## AIM
Among the lines of these entries, how many hold the word "this"? State only the number.
++++++++
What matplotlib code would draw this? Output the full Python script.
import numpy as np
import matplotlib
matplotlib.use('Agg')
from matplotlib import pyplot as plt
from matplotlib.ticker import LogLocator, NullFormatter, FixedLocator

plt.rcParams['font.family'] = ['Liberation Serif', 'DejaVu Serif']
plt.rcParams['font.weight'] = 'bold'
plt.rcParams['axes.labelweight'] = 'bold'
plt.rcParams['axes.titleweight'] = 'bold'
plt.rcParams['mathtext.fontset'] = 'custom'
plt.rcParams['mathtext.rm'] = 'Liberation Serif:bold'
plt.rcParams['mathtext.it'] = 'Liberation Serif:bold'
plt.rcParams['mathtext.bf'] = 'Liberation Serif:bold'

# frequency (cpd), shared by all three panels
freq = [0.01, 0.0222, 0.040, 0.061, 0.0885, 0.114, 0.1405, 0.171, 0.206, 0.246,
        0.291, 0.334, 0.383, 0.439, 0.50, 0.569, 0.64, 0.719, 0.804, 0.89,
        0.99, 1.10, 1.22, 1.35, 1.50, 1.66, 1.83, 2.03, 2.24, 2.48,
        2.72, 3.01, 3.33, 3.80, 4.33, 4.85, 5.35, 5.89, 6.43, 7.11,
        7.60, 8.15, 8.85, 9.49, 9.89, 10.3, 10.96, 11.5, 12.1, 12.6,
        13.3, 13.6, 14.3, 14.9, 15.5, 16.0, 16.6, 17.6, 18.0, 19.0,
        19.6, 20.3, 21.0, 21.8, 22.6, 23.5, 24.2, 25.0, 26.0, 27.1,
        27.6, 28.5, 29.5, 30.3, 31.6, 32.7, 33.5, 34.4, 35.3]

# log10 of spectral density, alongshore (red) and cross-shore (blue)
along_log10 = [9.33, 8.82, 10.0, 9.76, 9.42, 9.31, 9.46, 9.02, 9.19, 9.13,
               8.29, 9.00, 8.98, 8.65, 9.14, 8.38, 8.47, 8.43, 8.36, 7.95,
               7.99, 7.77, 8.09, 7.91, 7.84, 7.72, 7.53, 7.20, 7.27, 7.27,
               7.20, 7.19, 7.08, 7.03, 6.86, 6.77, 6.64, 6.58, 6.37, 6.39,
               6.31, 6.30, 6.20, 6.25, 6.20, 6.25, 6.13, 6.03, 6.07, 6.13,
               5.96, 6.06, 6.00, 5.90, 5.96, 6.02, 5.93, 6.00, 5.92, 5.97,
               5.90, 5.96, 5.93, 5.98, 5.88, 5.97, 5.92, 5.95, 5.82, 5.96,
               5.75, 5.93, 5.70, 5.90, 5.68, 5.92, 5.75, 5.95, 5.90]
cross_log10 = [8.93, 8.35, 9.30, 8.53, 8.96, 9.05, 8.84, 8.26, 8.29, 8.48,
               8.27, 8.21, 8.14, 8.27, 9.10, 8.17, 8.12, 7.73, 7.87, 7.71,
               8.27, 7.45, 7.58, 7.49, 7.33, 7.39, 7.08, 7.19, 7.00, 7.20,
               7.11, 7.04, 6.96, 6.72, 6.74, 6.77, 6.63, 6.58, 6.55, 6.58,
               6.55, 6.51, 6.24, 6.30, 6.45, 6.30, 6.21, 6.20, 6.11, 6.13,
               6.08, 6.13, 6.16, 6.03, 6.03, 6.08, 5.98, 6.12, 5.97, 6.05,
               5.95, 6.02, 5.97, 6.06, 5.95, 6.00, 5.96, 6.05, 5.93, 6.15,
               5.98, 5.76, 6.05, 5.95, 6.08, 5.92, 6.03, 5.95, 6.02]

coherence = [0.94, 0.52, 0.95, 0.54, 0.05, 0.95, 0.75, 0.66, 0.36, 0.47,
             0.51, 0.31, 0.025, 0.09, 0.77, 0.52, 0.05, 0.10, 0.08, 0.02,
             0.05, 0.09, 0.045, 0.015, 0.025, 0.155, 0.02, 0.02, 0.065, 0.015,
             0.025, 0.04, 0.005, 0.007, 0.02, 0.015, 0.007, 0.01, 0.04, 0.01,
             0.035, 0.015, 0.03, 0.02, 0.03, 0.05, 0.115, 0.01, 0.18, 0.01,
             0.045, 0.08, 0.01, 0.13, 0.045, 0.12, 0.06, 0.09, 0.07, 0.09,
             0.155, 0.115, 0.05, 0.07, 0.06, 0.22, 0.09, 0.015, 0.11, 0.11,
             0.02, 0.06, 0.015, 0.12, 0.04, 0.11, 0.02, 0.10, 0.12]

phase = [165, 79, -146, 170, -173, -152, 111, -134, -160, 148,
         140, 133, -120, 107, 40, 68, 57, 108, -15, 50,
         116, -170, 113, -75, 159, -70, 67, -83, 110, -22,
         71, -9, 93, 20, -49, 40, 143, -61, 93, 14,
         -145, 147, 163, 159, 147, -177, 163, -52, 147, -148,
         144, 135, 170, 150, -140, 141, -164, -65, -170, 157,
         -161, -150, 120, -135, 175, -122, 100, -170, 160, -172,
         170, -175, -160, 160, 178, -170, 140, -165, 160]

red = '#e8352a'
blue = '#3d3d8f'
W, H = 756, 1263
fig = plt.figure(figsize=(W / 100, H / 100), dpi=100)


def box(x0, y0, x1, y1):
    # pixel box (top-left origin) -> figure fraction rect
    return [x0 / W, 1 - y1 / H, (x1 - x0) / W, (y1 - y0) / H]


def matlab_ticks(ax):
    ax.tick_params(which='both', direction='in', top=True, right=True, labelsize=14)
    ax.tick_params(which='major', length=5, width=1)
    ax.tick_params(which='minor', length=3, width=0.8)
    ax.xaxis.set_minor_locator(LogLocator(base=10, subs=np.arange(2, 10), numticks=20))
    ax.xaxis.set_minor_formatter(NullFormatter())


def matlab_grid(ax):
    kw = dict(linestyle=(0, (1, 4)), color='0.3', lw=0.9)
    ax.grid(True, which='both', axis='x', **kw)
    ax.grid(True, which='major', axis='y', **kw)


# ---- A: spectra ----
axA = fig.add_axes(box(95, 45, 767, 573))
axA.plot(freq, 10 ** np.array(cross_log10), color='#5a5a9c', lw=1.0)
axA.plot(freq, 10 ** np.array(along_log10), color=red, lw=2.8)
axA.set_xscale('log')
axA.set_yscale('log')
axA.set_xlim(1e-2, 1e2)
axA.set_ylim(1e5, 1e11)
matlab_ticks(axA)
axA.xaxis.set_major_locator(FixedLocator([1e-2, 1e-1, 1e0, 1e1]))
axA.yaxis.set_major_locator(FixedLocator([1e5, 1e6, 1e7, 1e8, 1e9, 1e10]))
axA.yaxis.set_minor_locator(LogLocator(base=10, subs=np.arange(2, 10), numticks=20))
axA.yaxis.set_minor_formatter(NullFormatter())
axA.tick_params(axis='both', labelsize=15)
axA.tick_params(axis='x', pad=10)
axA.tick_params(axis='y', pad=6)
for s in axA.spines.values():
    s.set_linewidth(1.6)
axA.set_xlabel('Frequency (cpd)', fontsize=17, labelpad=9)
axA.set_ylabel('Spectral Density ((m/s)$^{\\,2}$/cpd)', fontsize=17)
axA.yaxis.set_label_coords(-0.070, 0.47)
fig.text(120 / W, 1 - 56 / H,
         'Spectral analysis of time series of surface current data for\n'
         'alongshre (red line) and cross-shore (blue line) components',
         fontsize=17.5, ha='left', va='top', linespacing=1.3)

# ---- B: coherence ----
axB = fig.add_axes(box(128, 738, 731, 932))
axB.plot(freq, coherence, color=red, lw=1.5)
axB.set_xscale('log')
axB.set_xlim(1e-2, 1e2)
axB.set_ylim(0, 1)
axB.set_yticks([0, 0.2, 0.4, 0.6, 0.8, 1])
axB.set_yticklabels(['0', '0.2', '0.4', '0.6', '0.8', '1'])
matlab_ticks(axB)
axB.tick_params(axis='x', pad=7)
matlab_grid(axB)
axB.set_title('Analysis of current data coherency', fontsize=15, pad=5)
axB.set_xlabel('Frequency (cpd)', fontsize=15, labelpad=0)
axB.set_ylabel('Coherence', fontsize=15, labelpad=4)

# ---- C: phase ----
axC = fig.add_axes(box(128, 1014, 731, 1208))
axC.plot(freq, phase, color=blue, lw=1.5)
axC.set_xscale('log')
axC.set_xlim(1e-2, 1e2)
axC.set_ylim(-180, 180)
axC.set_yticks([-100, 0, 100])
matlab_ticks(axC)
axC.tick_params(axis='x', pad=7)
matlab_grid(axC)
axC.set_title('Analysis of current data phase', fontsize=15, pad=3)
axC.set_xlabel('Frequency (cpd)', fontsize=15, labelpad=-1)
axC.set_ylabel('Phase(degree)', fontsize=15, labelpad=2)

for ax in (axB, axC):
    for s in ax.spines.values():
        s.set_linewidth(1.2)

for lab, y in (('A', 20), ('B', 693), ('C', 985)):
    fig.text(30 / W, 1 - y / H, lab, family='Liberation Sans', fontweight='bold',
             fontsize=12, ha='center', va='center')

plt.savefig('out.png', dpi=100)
++++++++
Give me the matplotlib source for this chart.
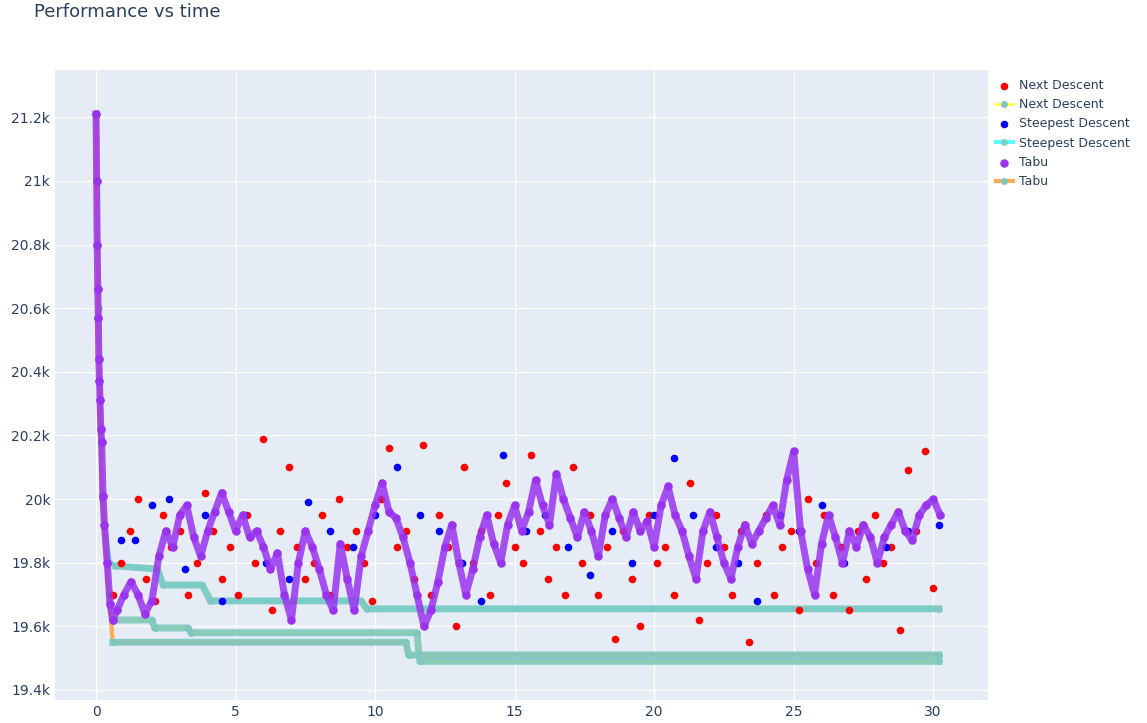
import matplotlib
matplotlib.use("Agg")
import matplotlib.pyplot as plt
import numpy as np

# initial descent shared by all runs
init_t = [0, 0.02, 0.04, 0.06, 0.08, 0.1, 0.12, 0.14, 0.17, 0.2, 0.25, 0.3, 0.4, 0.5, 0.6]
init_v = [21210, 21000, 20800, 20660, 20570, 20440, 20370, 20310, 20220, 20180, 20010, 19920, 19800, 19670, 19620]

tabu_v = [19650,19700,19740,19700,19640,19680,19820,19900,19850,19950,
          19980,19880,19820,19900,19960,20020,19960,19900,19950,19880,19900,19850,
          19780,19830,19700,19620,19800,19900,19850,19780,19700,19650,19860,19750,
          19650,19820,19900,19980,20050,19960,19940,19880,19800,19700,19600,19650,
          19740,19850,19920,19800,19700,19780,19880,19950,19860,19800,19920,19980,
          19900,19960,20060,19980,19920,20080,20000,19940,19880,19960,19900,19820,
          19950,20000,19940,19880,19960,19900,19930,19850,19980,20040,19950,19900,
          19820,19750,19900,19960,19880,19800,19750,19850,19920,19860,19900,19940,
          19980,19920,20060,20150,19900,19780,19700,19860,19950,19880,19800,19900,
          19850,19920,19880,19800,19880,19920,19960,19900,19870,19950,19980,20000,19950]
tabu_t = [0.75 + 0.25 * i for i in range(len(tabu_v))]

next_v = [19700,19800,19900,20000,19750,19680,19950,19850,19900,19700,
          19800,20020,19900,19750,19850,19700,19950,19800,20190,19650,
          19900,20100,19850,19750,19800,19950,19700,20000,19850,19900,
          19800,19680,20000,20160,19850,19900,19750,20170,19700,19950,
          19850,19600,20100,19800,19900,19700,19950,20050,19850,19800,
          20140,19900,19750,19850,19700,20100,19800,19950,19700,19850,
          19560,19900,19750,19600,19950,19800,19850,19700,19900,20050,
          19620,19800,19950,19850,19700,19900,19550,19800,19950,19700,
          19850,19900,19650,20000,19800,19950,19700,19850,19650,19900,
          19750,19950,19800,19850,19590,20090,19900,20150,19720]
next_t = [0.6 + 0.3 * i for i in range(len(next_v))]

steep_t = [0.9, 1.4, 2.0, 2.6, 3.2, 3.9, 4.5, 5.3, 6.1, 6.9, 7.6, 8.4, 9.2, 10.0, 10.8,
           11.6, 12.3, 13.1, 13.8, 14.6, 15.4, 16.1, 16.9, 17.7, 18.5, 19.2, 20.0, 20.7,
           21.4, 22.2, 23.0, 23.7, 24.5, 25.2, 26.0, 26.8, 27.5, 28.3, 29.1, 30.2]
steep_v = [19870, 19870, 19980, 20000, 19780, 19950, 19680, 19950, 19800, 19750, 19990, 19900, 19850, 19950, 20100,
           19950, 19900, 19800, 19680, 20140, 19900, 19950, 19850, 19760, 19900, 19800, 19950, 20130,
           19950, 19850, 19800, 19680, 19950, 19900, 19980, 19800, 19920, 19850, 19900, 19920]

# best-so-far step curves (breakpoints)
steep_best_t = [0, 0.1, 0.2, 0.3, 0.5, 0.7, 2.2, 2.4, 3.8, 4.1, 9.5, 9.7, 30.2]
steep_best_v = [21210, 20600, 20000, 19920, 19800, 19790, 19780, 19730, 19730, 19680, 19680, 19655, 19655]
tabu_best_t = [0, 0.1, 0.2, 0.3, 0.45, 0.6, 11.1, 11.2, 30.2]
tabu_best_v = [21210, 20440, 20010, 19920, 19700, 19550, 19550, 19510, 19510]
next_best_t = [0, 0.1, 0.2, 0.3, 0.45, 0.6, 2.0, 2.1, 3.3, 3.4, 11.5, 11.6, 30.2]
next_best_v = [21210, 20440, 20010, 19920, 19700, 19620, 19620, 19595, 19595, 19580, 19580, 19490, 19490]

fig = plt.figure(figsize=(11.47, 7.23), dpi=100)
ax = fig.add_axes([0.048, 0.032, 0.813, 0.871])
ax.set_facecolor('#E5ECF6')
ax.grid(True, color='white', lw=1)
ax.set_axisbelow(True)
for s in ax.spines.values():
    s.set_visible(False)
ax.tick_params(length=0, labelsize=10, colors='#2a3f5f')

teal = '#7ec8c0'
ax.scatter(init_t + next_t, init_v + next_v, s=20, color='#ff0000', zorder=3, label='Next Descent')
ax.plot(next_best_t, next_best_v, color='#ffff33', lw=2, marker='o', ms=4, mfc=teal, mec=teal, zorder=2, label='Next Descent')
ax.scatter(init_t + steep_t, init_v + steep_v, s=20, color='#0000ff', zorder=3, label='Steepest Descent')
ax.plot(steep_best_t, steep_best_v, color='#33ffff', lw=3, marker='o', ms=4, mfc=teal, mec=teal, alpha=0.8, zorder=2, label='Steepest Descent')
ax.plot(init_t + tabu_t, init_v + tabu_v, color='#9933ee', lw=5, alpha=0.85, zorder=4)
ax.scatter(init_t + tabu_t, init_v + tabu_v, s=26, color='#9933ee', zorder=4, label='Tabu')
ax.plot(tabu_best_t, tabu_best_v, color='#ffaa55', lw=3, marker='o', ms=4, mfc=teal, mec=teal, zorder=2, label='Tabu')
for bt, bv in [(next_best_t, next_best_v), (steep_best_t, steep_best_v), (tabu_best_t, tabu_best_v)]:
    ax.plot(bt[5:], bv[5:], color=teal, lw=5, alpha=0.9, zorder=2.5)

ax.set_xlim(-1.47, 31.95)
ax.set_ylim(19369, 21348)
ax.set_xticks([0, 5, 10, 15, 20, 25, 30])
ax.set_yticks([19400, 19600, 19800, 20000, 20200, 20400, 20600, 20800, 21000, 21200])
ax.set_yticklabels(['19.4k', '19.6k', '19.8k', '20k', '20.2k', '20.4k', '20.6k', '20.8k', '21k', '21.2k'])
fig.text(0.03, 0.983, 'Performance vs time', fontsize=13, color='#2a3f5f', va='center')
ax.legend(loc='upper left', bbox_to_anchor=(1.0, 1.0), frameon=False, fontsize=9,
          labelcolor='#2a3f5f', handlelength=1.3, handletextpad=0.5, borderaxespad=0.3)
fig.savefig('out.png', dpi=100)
++++++++
## RESULT BELOW
2